William Park, 44, a Century 21 real estate agent in Northridge, said familiarity with both the language and culture of Korean property owners has enabled him and his wife, Michelle, to build a successful practice. The Parks immigrated to California from Seoul 16 years ago. Before William learned enough English to pass his real estate exam, he worked as a machinist. Like many bilingual car sales people and attorneys, the Parks advertise their services in foreign-language newspapers, giving them access to clients their non-bilingual colleagues do not have.
“A lot of Koreans refuse to go to Americans [when they are house hunting] because there are cultural differences. I know when they come to me the No. 1 priority for Koreans is schools, so I have all the information on the SAT scores and that makes them comfortable,” Park said.
While workers and employers alike generally applaud the move toward workplaces where many languages are spoken, there is still room for progress.

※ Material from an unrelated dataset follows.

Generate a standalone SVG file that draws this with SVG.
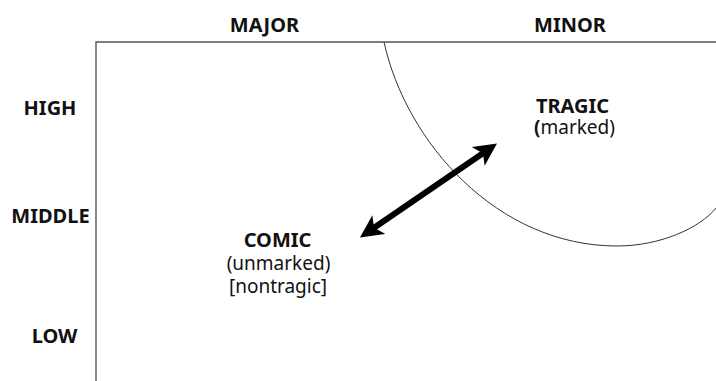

Irma Rodriguez, director of the language rights program of the Mexican American Legal Defense Fund, said that at many nursing homes employees are sometimes reprimanded for using their native languages to converse with co-workers on the job. Workers who are hired because of their bilingual ability may also find their opportunities for advancement limited because their employers think they are valuable only for that one skill, she said.
Joaquin Talleda, 37, a South Pasadena immigration lawyer who is president of the local Cuban-American Bar Assn., said that on the surface, the large law firms where he used to work appreciated his ability to speak Spanish. “Every now and then the partners would say you have this great asset, let’s exploit it,” he recalled. But when Talleda tried to bring Spanish-speaking clients to his old firm, the partners were never interested in representing them.
“My impression is that most of it was lip service,” Talleda said.